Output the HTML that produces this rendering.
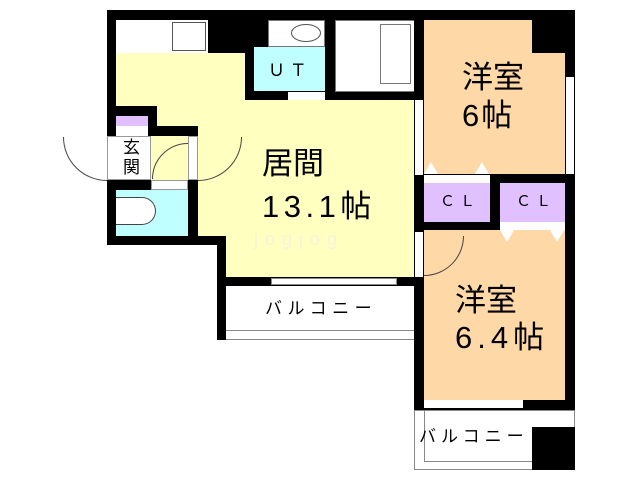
<!DOCTYPE html>
<html><head><meta charset="utf-8"><style>
body{margin:0;width:640px;height:480px;background:#fff;position:relative;overflow:hidden;font-family:"Liberation Sans","Noto Sans CJK JP",sans-serif}
div{position:absolute;box-sizing:border-box}
.k{background:#000}.w{background:#fff}.y{background:#ffffc0}.o{background:#ffd8a8}.c{background:#c0ffff}.p{background:#e0c0ff}
.t{color:#000;white-space:nowrap;line-height:1}
.tu{width:0;height:0;border-left:7px solid transparent;border-right:7px solid transparent;border-bottom:12px solid #fff}
.td{width:0;height:0;border-left:7px solid transparent;border-right:7px solid transparent;border-top:12px solid #fff}
</style></head><body>
<div class="y" style="left:107px;top:10px;width:310px;height:275px"></div>
<div class="k" style="left:107px;top:10px;width:468px;height:10px"></div>
<div class="k" style="left:107px;top:10px;width:9px;height:100px"></div>
<div class="w" style="left:116px;top:20px;width:92px;height:33px"></div>
<div style="left:172px;top:22px;width:34px;height:29px;border:1px solid #555"></div>
<div class="k" style="left:208px;top:10px;width:45px;height:43px"></div>
<div class="k" style="left:245px;top:10px;width:178px;height:90px"></div>
<div class="w" style="left:268px;top:20px;width:57px;height:27px;border:1px solid #777"></div>
<div style="left:291px;top:24px;width:30px;height:18px;border:1px solid #555;border-radius:50%"></div>
<div class="c" style="left:254px;top:47px;width:71px;height:44px"></div>
<div class="t" style="left:268px;top:62px;font-size:17px">Ｕ Ｔ</div>
<div class="w" style="left:288px;top:92px;width:37px;height:8px"></div>
<div class="w" style="left:335px;top:20px;width:80px;height:72px;border:1px solid #777"></div>
<div style="left:380px;top:24px;width:31px;height:60px;border:1px solid #777"></div>
<div class="k" style="left:414px;top:10px;width:161px;height:400px"></div>
<div class="o" style="left:424px;top:20px;width:141px;height:154px"></div>
<div class="k" style="left:532px;top:10px;width:43px;height:43px"></div>
<div class="w" style="left:566px;top:77px;width:8px;height:97px"></div>
<div class="w" style="left:415px;top:100px;width:8px;height:75px"></div>
<div class="w" style="left:424px;top:175px;width:66px;height:8px"></div>
<div class="tu" style="left:424px;top:162px"></div>
<div class="tu" style="left:475px;top:162px"></div>
<div class="p" style="left:424px;top:183px;width:66px;height:39px"></div>
<div class="p" style="left:500px;top:183px;width:65px;height:39px"></div>
<div class="w" style="left:500px;top:222px;width:65px;height:8px"></div>
<div class="td" style="left:500px;top:230px"></div>
<div class="td" style="left:550px;top:230px"></div>
<div class="t" style="left:440px;top:194px;font-size:15px;letter-spacing:5px">ＣＬ</div>
<div class="t" style="left:516px;top:194px;font-size:15px;letter-spacing:5px">ＣＬ</div>
<div class="o" style="left:424px;top:230px;width:141px;height:170px"></div>
<div class="td" style="left:500px;top:230px"></div>
<div class="td" style="left:550px;top:230px"></div>
<div class="w" style="left:415px;top:232px;width:8px;height:45px"></div>
<div style="left:384px;top:196px;width:80px;height:80px;border:1px solid #444;border-radius:50%;clip-path:inset(40px 0 0 40px)"></div>
<div class="w" style="left:424px;top:400px;width:99px;height:8px"></div>
<div class="w" style="left:414px;top:410px;width:161px;height:60px;border:1px solid #888"></div>
<div style="left:424px;top:410px;width:108px;height:52px;border-left:1px solid #888;border-bottom:1px solid #888"></div>
<div class="k" style="left:532px;top:427px;width:43px;height:43px"></div>
<div class="t" style="left:419px;top:428px;font-size:17px;letter-spacing:5px">バルコニー</div>
<div class="w" style="left:107px;top:245px;width:110px;height:60px"></div>
<div class="k" style="left:217px;top:236px;width:9px;height:104px"></div>
<div class="k" style="left:217px;top:277px;width:197px;height:9px"></div>
<div class="w" style="left:271px;top:278px;width:126px;height:7px;border:1px solid #888"></div>
<div class="w" style="left:226px;top:286px;width:188px;height:54px"></div>
<div style="left:226px;top:330px;width:188px;height:10px;border-top:1px solid #888;border-bottom:1px solid #888"></div>
<div class="t" style="left:265px;top:300px;font-size:17px;letter-spacing:5.5px">バルコニー</div>
<div class="k" style="left:107px;top:106px;width:50px;height:30px"></div>
<div class="p" style="left:116px;top:116px;width:32px;height:10px"></div>
<div class="w" style="left:116px;top:126px;width:32px;height:10px"></div>
<div class="k" style="left:148px;top:126px;width:50px;height:10px"></div>
<div class="w" style="left:107px;top:136px;width:44px;height:44px;border:1px solid #999"></div>
<div class="w" style="left:188px;top:136px;width:10px;height:44px;border:1px solid #999"></div>
<div style="left:63px;top:93px;width:88px;height:88px;border:1px solid #444;border-radius:50%;clip-path:inset(44px 44px 0 0)"></div>
<div style="left:154px;top:93px;width:88px;height:88px;border:1px solid #444;border-radius:50%;clip-path:inset(44px 0 0 44px)"></div>
<div style="left:152px;top:143px;width:72px;height:72px;border:1px solid #444;border-radius:50%;clip-path:inset(0 36px 36px 0)"></div>
<div class="t" style="left:123px;top:138px;font-size:17px;line-height:20px">玄<br>関</div>
<div class="k" style="left:107px;top:180px;width:44px;height:10px"></div>
<div class="w" style="left:151px;top:180px;width:37px;height:10px;border:1px solid #999"></div>
<div class="k" style="left:188px;top:180px;width:10px;height:65px"></div>
<div class="k" style="left:107px;top:180px;width:9px;height:65px"></div>
<div class="c" style="left:116px;top:190px;width:72px;height:46px"></div>
<div class="w" style="left:116px;top:197px;width:40px;height:28px;border:1px solid #444;border-left:none;border-radius:0 14px 14px 0"></div>
<div class="k" style="left:107px;top:236px;width:119px;height:9px"></div>
<div class="t" style="left:262px;top:148px;font-size:31px">居間</div>
<div class="t" style="left:262px;top:191px;font-size:31px;letter-spacing:4.5px">13.1帖</div>
<div class="t" style="left:254px;top:230px;font-size:18px;color:#f4f4dc;letter-spacing:7px">jogjog</div>
<div class="t" style="left:462px;top:62px;font-size:31px">洋室</div>
<div class="t" style="left:462px;top:100px;font-size:31px;letter-spacing:2px">6帖</div>
<div class="t" style="left:455px;top:285px;font-size:31px">洋室</div>
<div class="t" style="left:455px;top:322px;font-size:31px;letter-spacing:5px">6.4帖</div>
</body></html>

**WHAT NEEDS TO BE DONE**
Transcribe the material exactly, keeping every word and none of the pictures.

**WORKED SOLUTION**
Output the HTML that produces this rendering.
<!DOCTYPE html>
<html><head><meta charset="utf-8"><style>
body{margin:0;width:640px;height:480px;background:#fff;position:relative;overflow:hidden;font-family:"Liberation Sans","Noto Sans CJK JP",sans-serif}
div{position:absolute;box-sizing:border-box}
.k{background:#000}.w{background:#fff}.y{background:#ffffc0}.o{background:#ffd8a8}.c{background:#c0ffff}.p{background:#e0c0ff}
.t{color:#000;white-space:nowrap;line-height:1}
.tu{width:0;height:0;border-left:7px solid transparent;border-right:7px solid transparent;border-bottom:12px solid #fff}
.td{width:0;height:0;border-left:7px solid transparent;border-right:7px solid transparent;border-top:12px solid #fff}
</style></head><body>
<div class="y" style="left:107px;top:10px;width:310px;height:275px"></div>
<div class="k" style="left:107px;top:10px;width:468px;height:10px"></div>
<div class="k" style="left:107px;top:10px;width:9px;height:100px"></div>
<div class="w" style="left:116px;top:20px;width:92px;height:33px"></div>
<div style="left:172px;top:22px;width:34px;height:29px;border:1px solid #555"></div>
<div class="k" style="left:208px;top:10px;width:45px;height:43px"></div>
<div class="k" style="left:245px;top:10px;width:178px;height:90px"></div>
<div class="w" style="left:268px;top:20px;width:57px;height:27px;border:1px solid #777"></div>
<div style="left:291px;top:24px;width:30px;height:18px;border:1px solid #555;border-radius:50%"></div>
<div class="c" style="left:254px;top:47px;width:71px;height:44px"></div>
<div class="t" style="left:268px;top:62px;font-size:17px">Ｕ Ｔ</div>
<div class="w" style="left:288px;top:92px;width:37px;height:8px"></div>
<div class="w" style="left:335px;top:20px;width:80px;height:72px;border:1px solid #777"></div>
<div style="left:380px;top:24px;width:31px;height:60px;border:1px solid #777"></div>
<div class="k" style="left:414px;top:10px;width:161px;height:400px"></div>
<div class="o" style="left:424px;top:20px;width:141px;height:154px"></div>
<div class="k" style="left:532px;top:10px;width:43px;height:43px"></div>
<div class="w" style="left:566px;top:77px;width:8px;height:97px"></div>
<div class="w" style="left:415px;top:100px;width:8px;height:75px"></div>
<div class="w" style="left:424px;top:175px;width:66px;height:8px"></div>
<div class="tu" style="left:424px;top:162px"></div>
<div class="tu" style="left:475px;top:162px"></div>
<div class="p" style="left:424px;top:183px;width:66px;height:39px"></div>
<div class="p" style="left:500px;top:183px;width:65px;height:39px"></div>
<div class="w" style="left:500px;top:222px;width:65px;height:8px"></div>
<div class="td" style="left:500px;top:230px"></div>
<div class="td" style="left:550px;top:230px"></div>
<div class="t" style="left:440px;top:194px;font-size:15px;letter-spacing:5px">ＣＬ</div>
<div class="t" style="left:516px;top:194px;font-size:15px;letter-spacing:5px">ＣＬ</div>
<div class="o" style="left:424px;top:230px;width:141px;height:170px"></div>
<div class="td" style="left:500px;top:230px"></div>
<div class="td" style="left:550px;top:230px"></div>
<div class="w" style="left:415px;top:232px;width:8px;height:45px"></div>
<div style="left:384px;top:196px;width:80px;height:80px;border:1px solid #444;border-radius:50%;clip-path:inset(40px 0 0 40px)"></div>
<div class="w" style="left:424px;top:400px;width:99px;height:8px"></div>
<div class="w" style="left:414px;top:410px;width:161px;height:60px;border:1px solid #888"></div>
<div style="left:424px;top:410px;width:108px;height:52px;border-left:1px solid #888;border-bottom:1px solid #888"></div>
<div class="k" style="left:532px;top:427px;width:43px;height:43px"></div>
<div class="t" style="left:419px;top:428px;font-size:17px;letter-spacing:5px">バルコニー</div>
<div class="w" style="left:107px;top:245px;width:110px;height:60px"></div>
<div class="k" style="left:217px;top:236px;width:9px;height:104px"></div>
<div class="k" style="left:217px;top:277px;width:197px;height:9px"></div>
<div class="w" style="left:271px;top:278px;width:126px;height:7px;border:1px solid #888"></div>
<div class="w" style="left:226px;top:286px;width:188px;height:54px"></div>
<div style="left:226px;top:330px;width:188px;height:10px;border-top:1px solid #888;border-bottom:1px solid #888"></div>
<div class="t" style="left:265px;top:300px;font-size:17px;letter-spacing:5.5px">バルコニー</div>
<div class="k" style="left:107px;top:106px;width:50px;height:30px"></div>
<div class="p" style="left:116px;top:116px;width:32px;height:10px"></div>
<div class="w" style="left:116px;top:126px;width:32px;height:10px"></div>
<div class="k" style="left:148px;top:126px;width:50px;height:10px"></div>
<div class="w" style="left:107px;top:136px;width:44px;height:44px;border:1px solid #999"></div>
<div class="w" style="left:188px;top:136px;width:10px;height:44px;border:1px solid #999"></div>
<div style="left:63px;top:93px;width:88px;height:88px;border:1px solid #444;border-radius:50%;clip-path:inset(44px 44px 0 0)"></div>
<div style="left:154px;top:93px;width:88px;height:88px;border:1px solid #444;border-radius:50%;clip-path:inset(44px 0 0 44px)"></div>
<div style="left:152px;top:143px;width:72px;height:72px;border:1px solid #444;border-radius:50%;clip-path:inset(0 36px 36px 0)"></div>
<div class="t" style="left:123px;top:138px;font-size:17px;line-height:20px">玄<br>関</div>
<div class="k" style="left:107px;top:180px;width:44px;height:10px"></div>
<div class="w" style="left:151px;top:180px;width:37px;height:10px;border:1px solid #999"></div>
<div class="k" style="left:188px;top:180px;width:10px;height:65px"></div>
<div class="k" style="left:107px;top:180px;width:9px;height:65px"></div>
<div class="c" style="left:116px;top:190px;width:72px;height:46px"></div>
<div class="w" style="left:116px;top:197px;width:40px;height:28px;border:1px solid #444;border-left:none;border-radius:0 14px 14px 0"></div>
<div class="k" style="left:107px;top:236px;width:119px;height:9px"></div>
<div class="t" style="left:262px;top:148px;font-size:31px">居間</div>
<div class="t" style="left:262px;top:191px;font-size:31px;letter-spacing:4.5px">13.1帖</div>
<div class="t" style="left:254px;top:230px;font-size:18px;color:#f4f4dc;letter-spacing:7px">jogjog</div>
<div class="t" style="left:462px;top:62px;font-size:31px">洋室</div>
<div class="t" style="left:462px;top:100px;font-size:31px;letter-spacing:2px">6帖</div>
<div class="t" style="left:455px;top:285px;font-size:31px">洋室</div>
<div class="t" style="left:455px;top:322px;font-size:31px;letter-spacing:5px">6.4帖</div>
</body></html>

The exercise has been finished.